Jersey City’s planning and zoning boards continue to be busy hearing new applications, but local real estate observers can’t be blamed for wondering exactly how many approved projects will actually get built. In a hot real estate market, “flipping” an approved development site becomes more attractive; although, the impact of the practice on the local community isn’t always a positive thing.
It appears a now-vacant development site along a Downtown thoroughfare is one of those flips. Earlier this year, Jersey Digs broke the news about a new proposal at 270 Newark Avenue. The project, which included no parking spaces, was to consist of five residential units on the upper floors of the five-story building, along with 1,110 square feet of commercial space on the ground level.

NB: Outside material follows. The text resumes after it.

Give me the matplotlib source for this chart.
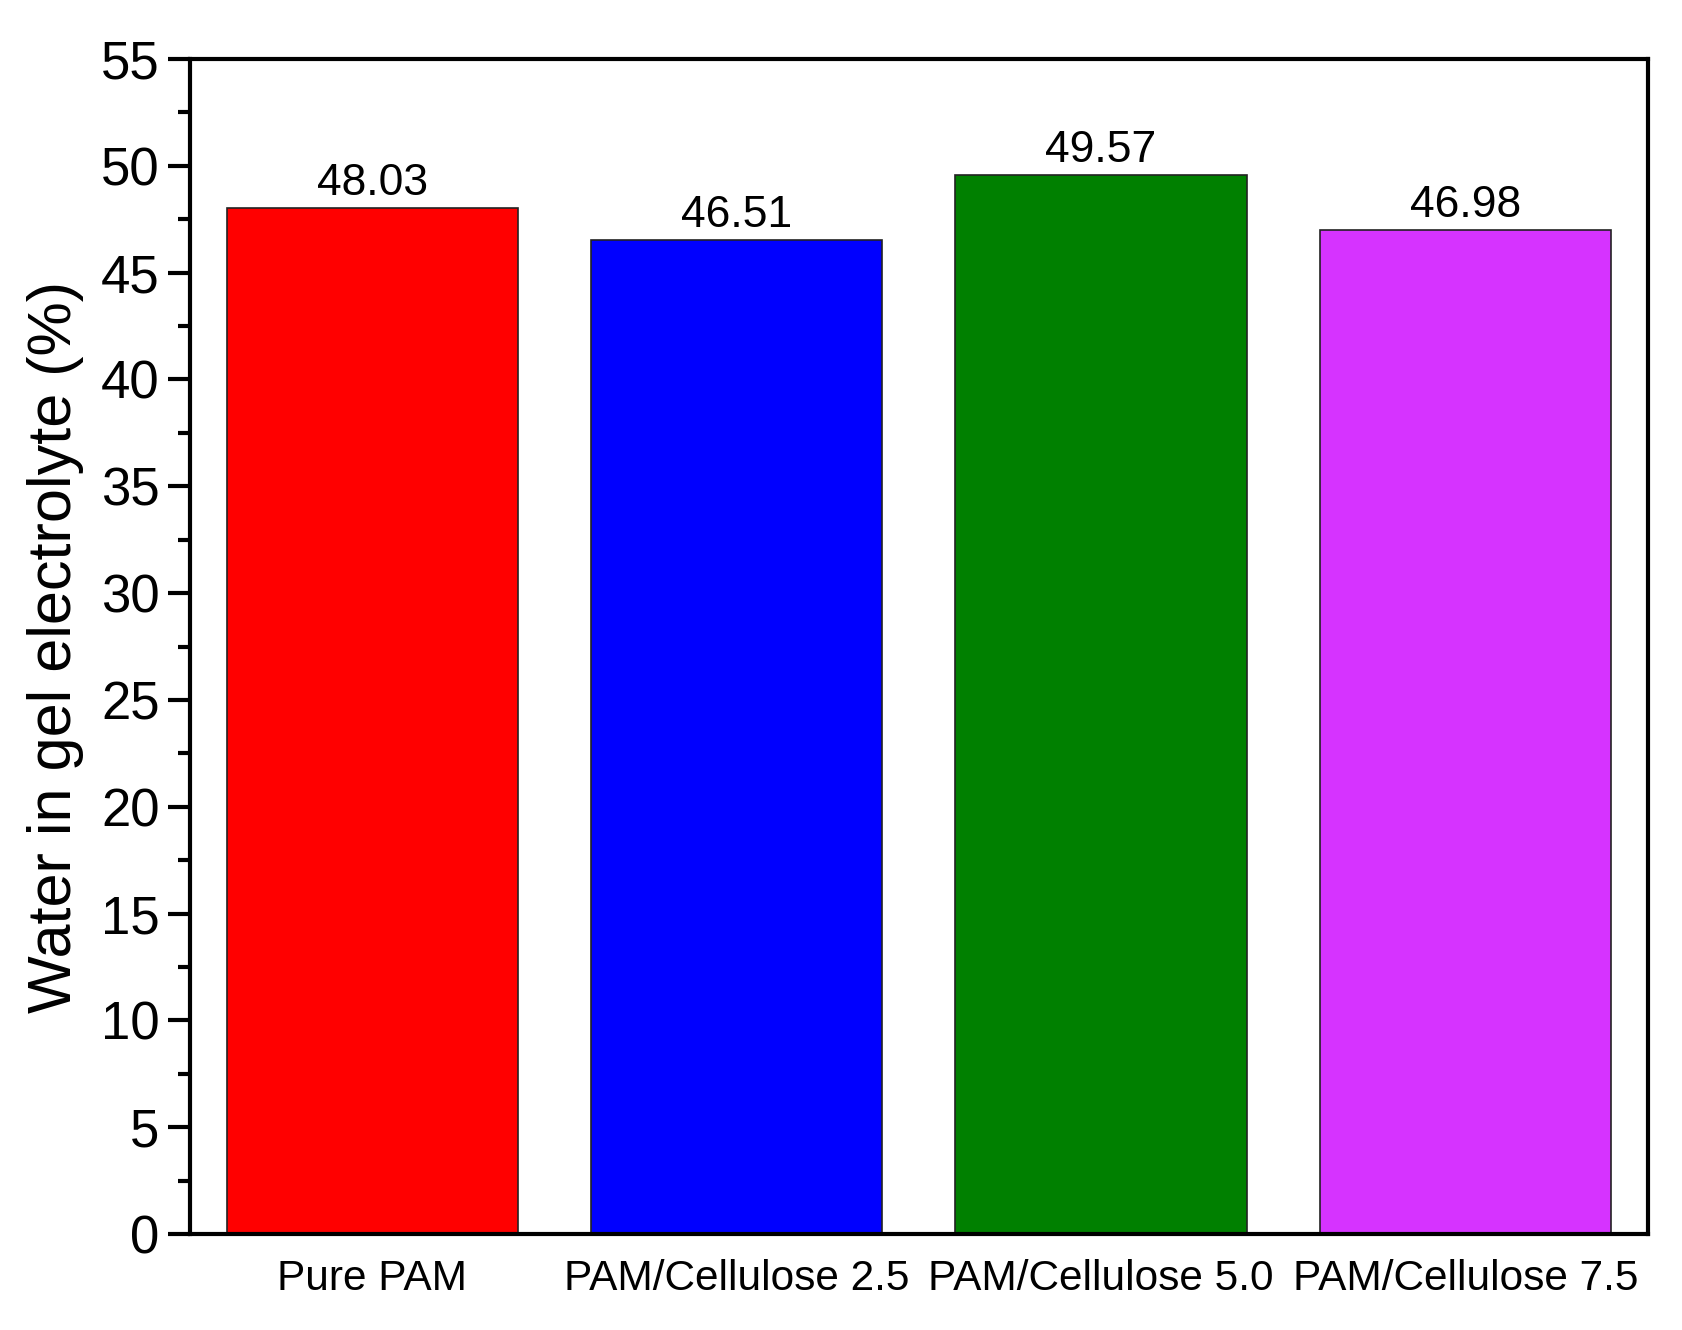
import numpy as np
import matplotlib
matplotlib.use('Agg')
import matplotlib.pyplot as plt
from matplotlib.ticker import MultipleLocator

# data
samples = ['Pure PAM', 'PAM/Cellulose 2.5', 'PAM/Cellulose 5.0', 'PAM/Cellulose 7.5']
water = [48.03, 46.51, 49.57, 46.98]
bar_colors = ['#FF0000', '#0000FF', '#008000', '#D633FF']

plt.rcParams['font.family'] = ['Liberation Sans', 'DejaVu Sans']

fig = plt.figure(figsize=(16.83, 13.3), dpi=100)
ax = fig.add_axes([0.113, 0.0722, 0.866, 0.8834])

x = np.arange(len(samples))
bars = ax.bar(x, water, width=0.8, color=bar_colors, edgecolor='#222222', linewidth=1.2)

for b, v in zip(bars, water):
    ax.text(b.get_x() + b.get_width() / 2, v + 0.2, f'{v:.2f}',
            ha='center', va='bottom', fontsize=32)

ax.set_xlim(-0.5, 3.5)
ax.set_ylim(0, 55)
ax.yaxis.set_major_locator(MultipleLocator(5))
ax.yaxis.set_minor_locator(MultipleLocator(2.5))
ax.set_xticks(x)
ax.set_xticklabels(samples, fontsize=30.5)
ax.tick_params(axis='x', length=0, pad=18)
ax.tick_params(axis='y', which='major', length=16, width=3, labelsize=38, pad=6)
ax.tick_params(axis='y', which='minor', length=8.5, width=3)
for s in ax.spines.values():
    s.set_linewidth(3)

ax.set_ylabel('Water in gel electrolyte (%)', fontsize=44)
ax.yaxis.set_label_coords(-0.073, 0.5)

fig.savefig('out.png', dpi=100)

The developer, simply named 270-272 Newark Avenue LLC, is a subsidiary of the KABR Group. They won approvals from the city’s planning board in February, but the eventual construction of the new ground-up project required tearing down a three-story brick property that was most recently home to the Golden Grille restaurant and stood at the site for almost 150 years.
That demolition started in late May and followers of our Instagram account had some strong opinions about whether tearing down the historical building was necessary. The property itself is surrounded by the Harsimus Cove, Van Vorst Park, and Paulus Hook Historic Districts but does not fall within any of them and is zoned for NC – Neighborhood Commercial.
Earlier this month, a for sale sign popped up at the property and the owners have officially listed the land for $2.99 million. KABR Group acquired the premises at the end of 2015 for $1.93 million, so obtaining the approvals and getting their desired sale price could turn them a nice profit.
But in the meantime, residents have lost a historical structure and must look at a fenced-off vacant lot in the short term. That reality comes just a few short months after Mayor Steve Fulop issued an executive order placing a six-month freeze on accepting demolition permit applications, which led to a lawsuit from several developers. Both those points became moot in May when the city council adopted new rules on tearing down buildings that now require all property owners submit to a historic preservation review when seeking a demolition permit.
KABR, which lists the project in their portfolio on their website, has not responded to a request for comment as to their immediate plans for 270 Newark Avenue.